A federal grand jury indicted a University of Mississippi student on two separate civil rights charges on Friday for hanging a noose and a flag depicting a Confederate symbol around a campus statue. The statue honors James Meredith, the first African-American to attend the university.

Ole Miss student Graeme Phillip Harris was indicted on one count of conspiracy to violate civil rights and one count of using a threat of force to intimidate black students due to their skin color, according to prosecutors.

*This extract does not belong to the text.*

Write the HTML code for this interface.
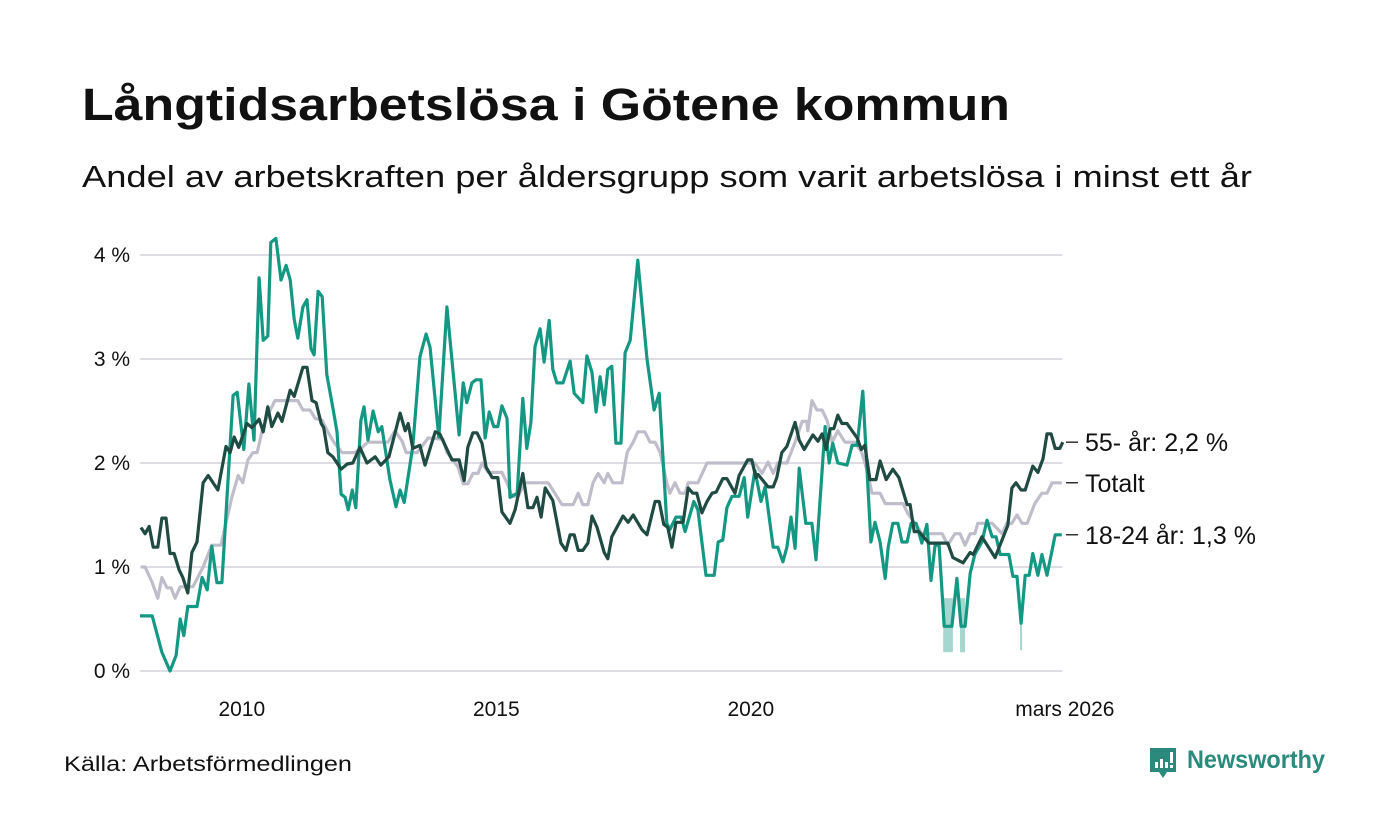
<!DOCTYPE html>
<html><head><meta charset="utf-8">
<style>
html,body{margin:0;padding:0;background:#fff;}
svg{display:block;font-family:"Liberation Sans",sans-serif;}
</style></head>
<body>
<svg id="chart" width="1400" height="840" viewBox="0 0 1400 840">
<text x="82" y="120" font-size="45" font-weight="bold" fill="#111" textLength="928" lengthAdjust="spacingAndGlyphs">Långtidsarbetslösa i Götene kommun</text>
<text x="82" y="187" font-size="31" fill="#111" textLength="1170" lengthAdjust="spacingAndGlyphs">Andel av arbetskraften per åldersgrupp som varit arbetslösa i minst ett år</text>
<g id="grid"></g>
<g id="bands"></g>
<g id="lines"></g>
<g id="labels"></g>
<text x="64" y="771" font-size="21" fill="#111" textLength="288" lengthAdjust="spacingAndGlyphs">Källa: Arbetsförmedlingen</text>
<g>
<path d="M1150 748 h26 v24 h-9 l-4 6 l-4 -6 h-9 z" fill="#2b8a7c"/>
<rect x="1155" y="762" width="3" height="6" fill="#fff"/>
<rect x="1160" y="759" width="3" height="9" fill="#fff"/>
<rect x="1165" y="762" width="3" height="6" fill="#fff"/>
<rect x="1170" y="752" width="3" height="11" fill="#fff"/>
<rect x="1170" y="765" width="3" height="3" fill="#fff"/>
<text x="1187" y="768" font-size="25" font-weight="bold" fill="#2b8a7c" textLength="138" lengthAdjust="spacingAndGlyphs">Newsworthy</text>
</g>
</svg>
<script>
// y axis
const yTicks = [0, 1, 2, 3, 4];
const yTickLabels = ["0 %", "1 %", "2 %", "3 %", "4 %"];
// x axis (years since Jan 2008)
const xTicks = [2, 7, 12, 18.17];
const xTickLabels = ["2010", "2015", "2020", "mars 2026"];

// 18-24 år
const tYouth = [0,.24,.43,.59,.71,.79,.86,.94,1.12,1.22,1.32,1.41,1.51,1.61,1.83,1.91,2.04,2.14,2.24,2.34,2.42,2.51,2.57,2.67,2.77,2.87,2.95,3.03,3.10,3.20,3.28,3.36,3.42,3.50,3.58,3.67,3.79,3.87,3.95,4.03,4.09,4.17,4.24,4.34,4.40,4.48,4.58,4.68,4.75,4.91,5.03,5.11,5.19,5.36,5.50,5.62,5.70,5.87,6.03,6.27,6.35,6.42,6.52,6.60,6.70,6.78,6.86,6.95,7.03,7.11,7.21,7.27,7.41,7.52,7.60,7.68,7.76,7.86,7.94,8.04,8.11,8.19,8.31,8.45,8.53,8.70,8.78,8.88,8.96,9.04,9.12,9.19,9.27,9.35,9.45,9.53,9.63,9.78,9.96,10.10,10.20,10.35,10.41,10.53,10.63,10.71,10.88,10.96,11.12,11.28,11.36,11.45,11.53,11.63,11.77,11.87,11.94,12.08,12.20,12.28,12.44,12.53,12.63,12.71,12.79,12.87,12.95,13.08,13.20,13.28,13.46,13.54,13.61,13.71,13.89,13.99,14.09,14.20,14.36,14.44,14.54,14.64,14.70,14.79,14.89,14.97,15.07,15.15,15.25,15.36,15.46,15.54,15.62,15.70,15.80,15.95,16.05,16.13,16.21,16.31,16.40,16.54,16.64,16.74,16.82,16.90,17.07,17.15,17.23,17.31,17.39,17.47,17.54,17.64,17.72,17.82,17.98,18.11];
const vYouth = [.53,.53,.18,0,.15,.5,.34,.62,.62,.9,.78,1.2,.85,.85,2.65,2.68,2.13,2.76,2.22,3.78,3.18,3.22,4.12,4.16,3.76,3.9,3.76,3.38,3.2,3.5,3.57,3.1,3.04,3.65,3.6,2.85,2.53,2.3,1.7,1.67,1.55,1.74,1.57,2.41,2.54,2.22,2.5,2.3,2.35,1.84,1.58,1.74,1.62,2.16,3.02,3.24,3.11,2.25,3.5,2.27,2.77,2.58,2.77,2.8,2.8,2.24,2.49,2.35,2.35,2.55,2.43,1.67,1.71,2.62,2.14,2.39,3.12,3.29,2.97,3.37,2.9,2.77,2.77,2.98,2.67,2.58,3.03,2.87,2.49,2.83,2.56,2.9,2.93,2.19,2.19,3.06,3.18,3.95,3.0,2.51,2.67,1.42,1.36,1.48,1.48,1.34,1.63,1.55,.92,.92,1.24,1.26,1.57,1.68,1.68,1.86,1.48,1.93,1.63,1.77,1.19,1.19,1.05,1.19,1.48,1.18,1.95,1.42,1.42,1.07,2.35,2.0,2.19,2.0,1.98,2.17,2.17,2.69,1.24,1.43,1.24,.89,1.19,1.42,1.42,1.24,1.24,1.42,1.42,1.23,1.41,.87,1.21,1.21,.43,.43,.89,.43,.43,.94,1.12,1.24,1.45,1.29,1.29,1.12,1.12,.91,.91,.46,.92,.92,1.13,.92,1.12,.92,1.31,1.31];
// uncertainty bands (youth)
const bandStart = [15.78, 16.11, 17.29];
const bandEnd = [15.97, 16.21, 17.33];
const bandLow = [0.18, 0.18, 0.2];
const bandHigh = [0.7, 0.7, 0.46];

// 55- år
const tOld = [.02,.10,.18,.26,.35,.43,.51,.59,.67,.77,.84,.94,1.02,1.12,1.24,1.34,1.53,1.69,1.77,1.85,1.94,2.10,2.20,2.34,2.42,2.51,2.59,2.71,2.79,2.95,3.03,3.20,3.28,3.38,3.46,3.56,3.61,3.69,3.79,3.95,4.07,4.18,4.32,4.46,4.62,4.73,4.89,5.11,5.21,5.27,5.36,5.50,5.60,5.80,5.89,6.13,6.27,6.37,6.44,6.54,6.62,6.72,6.80,6.92,7.03,7.11,7.27,7.37,7.52,7.62,7.72,7.80,7.88,7.96,8.11,8.27,8.37,8.45,8.53,8.61,8.70,8.80,8.88,8.98,9.12,9.19,9.27,9.49,9.59,9.69,9.86,9.96,10.12,10.20,10.29,10.37,10.45,10.53,10.67,10.77,10.86,10.94,11.04,11.14,11.24,11.32,11.45,11.53,11.69,11.77,11.94,12.02,12.10,12.14,12.34,12.44,12.51,12.61,12.71,12.87,12.95,13.05,13.22,13.32,13.40,13.48,13.56,13.63,13.71,13.79,13.89,13.99,14.09,14.17,14.24,14.34,14.46,14.54,14.66,14.79,14.91,14.99,15.07,15.13,15.21,15.30,15.50,15.87,15.97,16.17,16.31,16.37,16.54,16.80,17.05,17.13,17.21,17.31,17.39,17.54,17.64,17.74,17.82,17.90,17.98,18.07,18.13];
const vOld = [1.38,1.32,1.39,1.19,1.19,1.47,1.47,1.13,1.13,.97,.9,.75,1.14,1.24,1.81,1.88,1.74,2.16,2.10,2.25,2.15,2.38,2.34,2.42,2.30,2.54,2.35,2.48,2.40,2.70,2.64,2.92,2.92,2.60,2.58,2.38,2.34,2.1,2.06,1.94,1.99,2.0,2.15,2.0,2.06,1.98,2.06,2.48,2.31,2.38,2.14,2.17,1.98,2.3,2.28,2.03,2.03,1.83,2.15,2.29,2.29,2.19,1.96,1.86,1.86,1.53,1.42,1.55,1.9,1.57,1.57,1.67,1.48,1.76,1.64,1.23,1.16,1.31,1.31,1.16,1.16,1.23,1.49,1.38,1.14,1.08,1.29,1.49,1.43,1.50,1.36,1.31,1.63,1.63,1.41,1.38,1.19,1.43,1.43,1.76,1.71,1.71,1.52,1.63,1.71,1.72,1.85,1.85,1.71,1.88,2.03,2.03,1.86,1.89,1.77,1.77,1.86,2.1,2.16,2.39,2.22,2.13,2.27,2.21,2.28,2.13,2.33,2.33,2.46,2.38,2.38,2.31,2.24,2.13,2.17,1.84,1.84,2.02,1.84,1.94,1.86,1.73,1.6,1.6,1.34,1.34,1.23,1.23,1.09,1.04,1.14,1.12,1.29,1.09,1.40,1.76,1.81,1.74,1.74,1.97,1.91,2.04,2.28,2.28,2.14,2.14,2.2];

// Totalt
const tTotal = [.02,.10,.24,.35,.43,.53,.61,.69,.79,1.04,1.24,1.41,1.59,1.81,1.93,2.02,2.12,2.22,2.30,2.40,2.50,2.65,3.10,3.20,3.34,3.44,3.58,3.69,3.81,3.97,4.22,4.36,4.48,4.87,5.01,5.15,5.23,5.44,5.54,5.66,5.95,6.03,6.15,6.25,6.35,6.44,6.54,6.64,6.72,6.84,7.11,7.21,7.31,7.43,7.56,8.02,8.15,8.29,8.51,8.61,8.70,8.80,8.90,9.00,9.12,9.19,9.29,9.47,9.57,9.69,9.78,9.92,10.02,10.12,10.22,10.35,10.41,10.51,10.61,10.71,10.77,10.96,11.14,11.93,12.08,12.22,12.34,12.44,12.53,12.71,12.87,13.01,13.10,13.12,13.20,13.30,13.40,13.50,13.60,13.71,13.85,14.05,14.18,14.30,14.38,14.54,14.64,14.99,15.09,15.23,15.36,15.76,15.87,16.01,16.11,16.21,16.31,16.40,16.46,16.74,16.94,17.03,17.13,17.23,17.33,17.43,17.58,17.72,17.82,17.92,18.11];
const vTotal = [1.0,1.0,.85,.7,.9,.8,.8,.7,.81,.81,1.0,1.21,1.21,1.68,1.88,1.81,2.03,2.1,2.1,2.31,2.45,2.6,2.6,2.51,2.51,2.43,2.41,2.3,2.2,2.1,2.1,2.15,2.2,2.2,2.31,2.21,2.1,2.1,2.16,2.24,2.23,2.1,2.03,1.96,1.8,1.8,1.9,1.9,2.0,1.91,1.91,1.81,1.68,1.68,1.81,1.81,1.71,1.6,1.6,1.71,1.6,1.6,1.81,1.9,1.81,1.9,1.81,1.81,2.1,2.2,2.3,2.3,2.2,2.2,2.1,1.81,1.71,1.81,1.71,1.71,1.81,1.81,2.0,2.0,2.0,1.9,2.01,1.9,2.0,2.0,2.2,2.4,2.4,2.31,2.6,2.51,2.51,2.41,2.2,2.31,2.2,2.2,2.1,1.9,1.71,1.71,1.61,1.61,1.51,1.42,1.32,1.32,1.21,1.32,1.32,1.21,1.32,1.32,1.42,1.42,1.32,1.42,1.42,1.5,1.42,1.42,1.61,1.71,1.71,1.81,1.81];

const seriesNames = ["55- år: 2,2 %", "Totalt", "18-24 år: 1,3 %"];

const NS = "http://www.w3.org/2000/svg";
const X0 = 140, PXY = 50.9, Y0 = 671, PXV = 104;
function xs(t){ return X0 + t * PXY; }
function ys(v){ return Y0 - v * PXV; }
function mk(tag, parent){ const e = document.createElementNS(NS, tag); parent.appendChild(e); return e; }

const grid = document.getElementById('grid');
yTicks.forEach((v, i) => {
  const l = mk('line', grid);
  
  
  l.setAttribute('x1', 140); l.setAttribute('x2', 1062);
  l.setAttribute('y1', ys(v)); l.setAttribute('y2', ys(v));
  l.setAttribute('stroke', '#dedde3'); l.setAttribute('stroke-width', 2);
  const t = mk('text', grid);
  
  
  t.setAttribute('x', 130); t.setAttribute('y', ys(v) + 7);
  t.setAttribute('text-anchor', 'end'); t.setAttribute('font-size', 21); t.setAttribute('fill', '#111');
  t.textContent = yTickLabels[i];
});
xTicks.forEach((tv, i) => {
  const t = mk('text', grid);
  
  
  t.setAttribute('x', xs(tv)); t.setAttribute('y', 716);
  t.setAttribute('text-anchor', 'middle'); t.setAttribute('font-size', 21); t.setAttribute('fill', '#111');
  t.textContent = xTickLabels[i];
});

const bands = document.getElementById('bands');
bandStart.forEach((s, i) => {
  const r = mk('rect', bands);
  
  
  r.setAttribute('x', xs(s)); r.setAttribute('width', xs(bandEnd[i]) - xs(s));
  r.setAttribute('y', ys(bandHigh[i])); r.setAttribute('height', ys(bandLow[i]) - ys(bandHigh[i]));
  r.setAttribute('fill', '#a5d6cf');
});

const lines = document.getElementById('lines');
function drawLine(ts, vs, color, name){
  const p = mk('path', lines);
  
  
  p.setAttribute('d', ts.map((t, i) => (i ? 'L' : 'M') + xs(t).toFixed(1) + ' ' + ys(vs[i]).toFixed(1)).join(' '));
  p.setAttribute('fill', 'none'); p.setAttribute('stroke', color);
  p.setAttribute('stroke-width', 3.2); p.setAttribute('stroke-linejoin', 'round');
}
drawLine(tTotal, vTotal, '#c0bdcb', 'line-totalt');
drawLine(tYouth, vYouth, '#149883', 'line-18-24');
drawLine(tOld, vOld, '#1f4b42', 'line-55');

const labels = document.getElementById('labels');
const lastVals = [vOld[vOld.length-1], vTotal[vTotal.length-1], vYouth[vYouth.length-1]];
lastVals.forEach((v, i) => {
  const y = ys(v);
  const l = mk('line', labels);
  
  
  l.setAttribute('x1', 1066); l.setAttribute('x2', 1078); l.setAttribute('y1', y); l.setAttribute('y2', y);
  l.setAttribute('stroke', '#333'); l.setAttribute('stroke-width', 1.5);
  const t = mk('text', labels);
  
  
  t.setAttribute('x', 1085); t.setAttribute('y', y + 9);
  t.setAttribute('font-size', 25); t.setAttribute('fill', '#111');
  t.textContent = seriesNames[i];
});
</script>
</body></html>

“This shameful and ignorant act is an insult to all Americans and a violation of our most strongly-held values,” Attorney General Eric Holder said in a statement. “No one should ever be made to feel threatened or intimidated because of what they look like or who they are.”

Meredith enrolled at Ole Miss in 1962, a period where blacks were blatantly discriminated against. Students, faculty and the state’s governor heavily opposed his attendance, with riots ensuing as a result. More than 3,000 soldiers and 500 U.S. marshals were sent to quell the violence. More than 200 people were injured.

Prosecutors said Harris plotted with other students to drape the offensive items around the statue on Feb. 16, 2014. Mississippi’s NAACP described that act as a “racial hate crime.”

The FBI and the University of Mississippi Police Department have their own separate investigations pending. May justice be served.